**What is asked**.
No pictures belong in the copy; return exactly the lines from the one with "Write the Chart.js code for this chart." through the one with "const points = wavelengths.map((w, i)", both ends included, and nothing else.

** start Material for this task **

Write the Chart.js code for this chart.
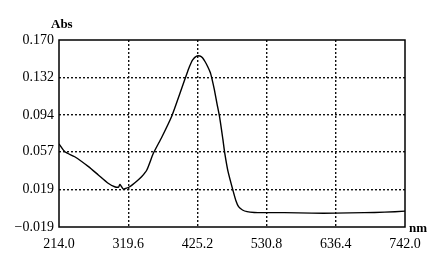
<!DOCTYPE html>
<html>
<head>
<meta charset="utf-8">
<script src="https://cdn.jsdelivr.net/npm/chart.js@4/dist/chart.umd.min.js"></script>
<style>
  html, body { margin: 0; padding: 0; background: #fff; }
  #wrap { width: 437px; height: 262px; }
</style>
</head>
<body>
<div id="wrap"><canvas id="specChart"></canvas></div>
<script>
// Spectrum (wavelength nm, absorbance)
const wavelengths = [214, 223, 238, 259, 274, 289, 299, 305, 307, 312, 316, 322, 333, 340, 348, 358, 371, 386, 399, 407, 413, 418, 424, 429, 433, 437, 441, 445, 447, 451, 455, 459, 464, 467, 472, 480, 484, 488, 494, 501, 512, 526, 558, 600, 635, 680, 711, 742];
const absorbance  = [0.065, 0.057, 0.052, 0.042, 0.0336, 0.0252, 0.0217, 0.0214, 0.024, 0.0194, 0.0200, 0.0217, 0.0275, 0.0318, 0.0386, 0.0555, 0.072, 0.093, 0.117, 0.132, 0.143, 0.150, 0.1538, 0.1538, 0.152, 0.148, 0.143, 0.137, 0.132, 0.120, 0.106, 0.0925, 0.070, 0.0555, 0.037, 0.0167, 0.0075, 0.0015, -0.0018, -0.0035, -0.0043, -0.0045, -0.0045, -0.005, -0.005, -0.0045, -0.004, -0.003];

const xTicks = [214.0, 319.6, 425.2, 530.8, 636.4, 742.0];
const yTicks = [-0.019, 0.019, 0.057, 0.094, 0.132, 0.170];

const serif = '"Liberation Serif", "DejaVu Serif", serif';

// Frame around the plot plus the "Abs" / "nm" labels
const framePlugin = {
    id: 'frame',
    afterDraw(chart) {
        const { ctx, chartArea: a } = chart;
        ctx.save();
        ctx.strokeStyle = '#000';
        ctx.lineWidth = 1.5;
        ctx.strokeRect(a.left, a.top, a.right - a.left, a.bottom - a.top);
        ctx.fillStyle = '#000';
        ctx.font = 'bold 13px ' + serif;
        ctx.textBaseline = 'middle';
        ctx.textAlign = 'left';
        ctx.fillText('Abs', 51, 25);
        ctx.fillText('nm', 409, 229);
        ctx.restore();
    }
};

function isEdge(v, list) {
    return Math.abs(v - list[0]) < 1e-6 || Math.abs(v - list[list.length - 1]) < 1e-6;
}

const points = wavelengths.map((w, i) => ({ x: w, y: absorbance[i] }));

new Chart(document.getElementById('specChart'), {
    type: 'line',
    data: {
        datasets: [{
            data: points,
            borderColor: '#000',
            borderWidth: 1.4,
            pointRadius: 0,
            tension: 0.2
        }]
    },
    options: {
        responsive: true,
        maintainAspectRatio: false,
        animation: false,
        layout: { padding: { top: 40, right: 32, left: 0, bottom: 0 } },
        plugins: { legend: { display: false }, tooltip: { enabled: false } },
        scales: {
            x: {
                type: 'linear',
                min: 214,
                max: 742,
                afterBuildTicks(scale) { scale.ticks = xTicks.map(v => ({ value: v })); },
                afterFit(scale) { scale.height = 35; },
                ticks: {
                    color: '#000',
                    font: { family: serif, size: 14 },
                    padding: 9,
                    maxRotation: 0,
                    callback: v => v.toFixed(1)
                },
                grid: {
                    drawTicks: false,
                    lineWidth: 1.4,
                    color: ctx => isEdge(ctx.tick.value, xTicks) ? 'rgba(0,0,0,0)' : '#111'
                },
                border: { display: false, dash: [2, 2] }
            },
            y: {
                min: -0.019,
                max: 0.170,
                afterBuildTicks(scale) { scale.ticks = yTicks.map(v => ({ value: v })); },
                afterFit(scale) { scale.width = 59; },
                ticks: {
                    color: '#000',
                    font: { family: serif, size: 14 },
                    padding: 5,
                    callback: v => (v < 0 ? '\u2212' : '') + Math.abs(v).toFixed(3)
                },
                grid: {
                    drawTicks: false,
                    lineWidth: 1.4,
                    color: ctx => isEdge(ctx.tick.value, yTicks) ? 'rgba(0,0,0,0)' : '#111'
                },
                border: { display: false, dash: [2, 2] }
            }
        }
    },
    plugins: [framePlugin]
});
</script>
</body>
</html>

** end Material for this task **
** start Material for this task **

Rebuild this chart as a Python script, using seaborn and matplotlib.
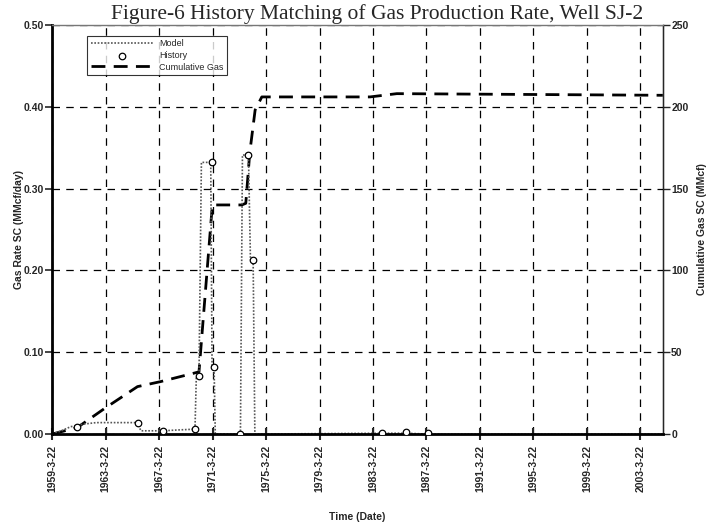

** end Material for this task **
** start Material for this task **

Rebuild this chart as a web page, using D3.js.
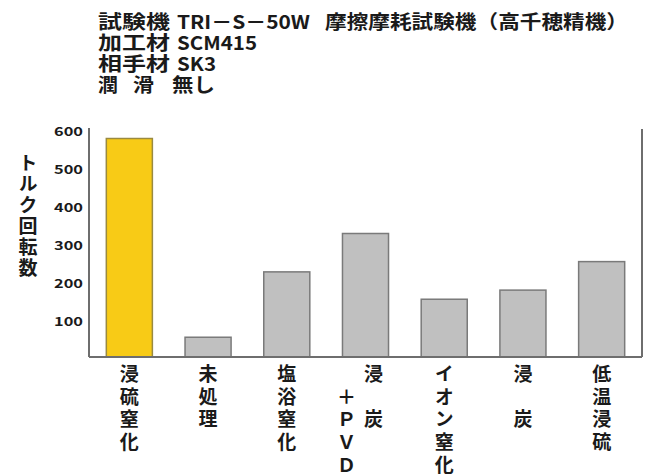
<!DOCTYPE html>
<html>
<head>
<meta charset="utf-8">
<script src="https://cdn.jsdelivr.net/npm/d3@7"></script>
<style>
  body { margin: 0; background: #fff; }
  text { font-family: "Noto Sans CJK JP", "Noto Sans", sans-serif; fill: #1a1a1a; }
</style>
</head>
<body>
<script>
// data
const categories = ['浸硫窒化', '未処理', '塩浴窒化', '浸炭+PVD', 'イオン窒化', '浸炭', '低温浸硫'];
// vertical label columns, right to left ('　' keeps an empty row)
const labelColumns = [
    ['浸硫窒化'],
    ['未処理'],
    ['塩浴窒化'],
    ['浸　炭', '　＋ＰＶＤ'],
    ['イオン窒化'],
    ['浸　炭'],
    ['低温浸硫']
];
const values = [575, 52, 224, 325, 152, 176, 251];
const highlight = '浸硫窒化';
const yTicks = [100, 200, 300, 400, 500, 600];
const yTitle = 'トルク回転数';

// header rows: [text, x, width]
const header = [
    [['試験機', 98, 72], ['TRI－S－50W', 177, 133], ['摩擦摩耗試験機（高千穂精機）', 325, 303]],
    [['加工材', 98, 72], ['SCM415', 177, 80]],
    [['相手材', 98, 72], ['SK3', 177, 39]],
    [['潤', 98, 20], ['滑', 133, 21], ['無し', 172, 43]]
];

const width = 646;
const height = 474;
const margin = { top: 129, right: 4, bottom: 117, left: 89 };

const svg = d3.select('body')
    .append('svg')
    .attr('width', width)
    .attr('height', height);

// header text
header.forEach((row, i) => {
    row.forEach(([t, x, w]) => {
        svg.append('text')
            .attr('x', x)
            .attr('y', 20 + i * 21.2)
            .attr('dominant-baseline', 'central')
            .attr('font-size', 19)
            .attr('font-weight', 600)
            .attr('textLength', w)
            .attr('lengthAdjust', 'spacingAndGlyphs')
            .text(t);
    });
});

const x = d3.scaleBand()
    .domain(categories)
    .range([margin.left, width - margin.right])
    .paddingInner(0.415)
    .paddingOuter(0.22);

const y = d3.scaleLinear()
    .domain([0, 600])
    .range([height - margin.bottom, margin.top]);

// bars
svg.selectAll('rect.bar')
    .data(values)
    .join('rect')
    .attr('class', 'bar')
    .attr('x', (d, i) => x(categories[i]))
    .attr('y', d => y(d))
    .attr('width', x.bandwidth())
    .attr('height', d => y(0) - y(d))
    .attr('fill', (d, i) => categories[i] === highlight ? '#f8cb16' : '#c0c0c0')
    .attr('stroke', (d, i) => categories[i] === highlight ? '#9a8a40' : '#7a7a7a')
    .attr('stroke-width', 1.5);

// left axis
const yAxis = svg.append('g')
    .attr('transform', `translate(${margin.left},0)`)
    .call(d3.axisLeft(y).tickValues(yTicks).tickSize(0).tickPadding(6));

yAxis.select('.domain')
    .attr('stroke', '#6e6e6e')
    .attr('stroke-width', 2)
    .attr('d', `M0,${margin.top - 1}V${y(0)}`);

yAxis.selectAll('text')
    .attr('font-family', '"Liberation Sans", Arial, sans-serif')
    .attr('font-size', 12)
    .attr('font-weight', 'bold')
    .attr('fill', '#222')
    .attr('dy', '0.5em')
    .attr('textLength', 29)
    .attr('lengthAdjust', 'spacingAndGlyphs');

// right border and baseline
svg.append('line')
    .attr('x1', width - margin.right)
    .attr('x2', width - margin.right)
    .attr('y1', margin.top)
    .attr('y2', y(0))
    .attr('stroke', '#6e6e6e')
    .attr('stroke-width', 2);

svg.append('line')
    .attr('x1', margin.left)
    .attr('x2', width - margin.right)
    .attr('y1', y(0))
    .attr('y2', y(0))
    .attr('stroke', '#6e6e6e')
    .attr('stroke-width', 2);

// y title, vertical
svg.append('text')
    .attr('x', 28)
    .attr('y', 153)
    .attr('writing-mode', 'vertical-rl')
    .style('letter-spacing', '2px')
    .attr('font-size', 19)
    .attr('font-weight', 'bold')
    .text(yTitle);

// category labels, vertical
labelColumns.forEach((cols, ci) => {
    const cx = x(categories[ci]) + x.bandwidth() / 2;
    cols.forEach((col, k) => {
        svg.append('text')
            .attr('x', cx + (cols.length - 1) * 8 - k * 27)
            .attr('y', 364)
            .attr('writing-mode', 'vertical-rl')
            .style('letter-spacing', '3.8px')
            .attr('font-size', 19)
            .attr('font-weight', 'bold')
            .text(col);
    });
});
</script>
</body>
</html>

** end Material for this task **

**Full output**.
Write the Chart.js code for this chart.
<!DOCTYPE html>
<html>
<head>
<meta charset="utf-8">
<script src="https://cdn.jsdelivr.net/npm/chart.js@4/dist/chart.umd.min.js"></script>
<style>
  html, body { margin: 0; padding: 0; background: #fff; }
  #wrap { width: 437px; height: 262px; }
</style>
</head>
<body>
<div id="wrap"><canvas id="specChart"></canvas></div>
<script>
// Spectrum (wavelength nm, absorbance)
const wavelengths = [214, 223, 238, 259, 274, 289, 299, 305, 307, 312, 316, 322, 333, 340, 348, 358, 371, 386, 399, 407, 413, 418, 424, 429, 433, 437, 441, 445, 447, 451, 455, 459, 464, 467, 472, 480, 484, 488, 494, 501, 512, 526, 558, 600, 635, 680, 711, 742];
const absorbance  = [0.065, 0.057, 0.052, 0.042, 0.0336, 0.0252, 0.0217, 0.0214, 0.024, 0.0194, 0.0200, 0.0217, 0.0275, 0.0318, 0.0386, 0.0555, 0.072, 0.093, 0.117, 0.132, 0.143, 0.150, 0.1538, 0.1538, 0.152, 0.148, 0.143, 0.137, 0.132, 0.120, 0.106, 0.0925, 0.070, 0.0555, 0.037, 0.0167, 0.0075, 0.0015, -0.0018, -0.0035, -0.0043, -0.0045, -0.0045, -0.005, -0.005, -0.0045, -0.004, -0.003];

const xTicks = [214.0, 319.6, 425.2, 530.8, 636.4, 742.0];
const yTicks = [-0.019, 0.019, 0.057, 0.094, 0.132, 0.170];

const serif = '"Liberation Serif", "DejaVu Serif", serif';

// Frame around the plot plus the "Abs" / "nm" labels
const framePlugin = {
    id: 'frame',
    afterDraw(chart) {
        const { ctx, chartArea: a } = chart;
        ctx.save();
        ctx.strokeStyle = '#000';
        ctx.lineWidth = 1.5;
        ctx.strokeRect(a.left, a.top, a.right - a.left, a.bottom - a.top);
        ctx.fillStyle = '#000';
        ctx.font = 'bold 13px ' + serif;
        ctx.textBaseline = 'middle';
        ctx.textAlign = 'left';
        ctx.fillText('Abs', 51, 25);
        ctx.fillText('nm', 409, 229);
        ctx.restore();
    }
};

function isEdge(v, list) {
    return Math.abs(v - list[0]) < 1e-6 || Math.abs(v - list[list.length - 1]) < 1e-6;
}

const points = wavelengths.map((w, i) => ({ x: w, y: absorbance[i] }));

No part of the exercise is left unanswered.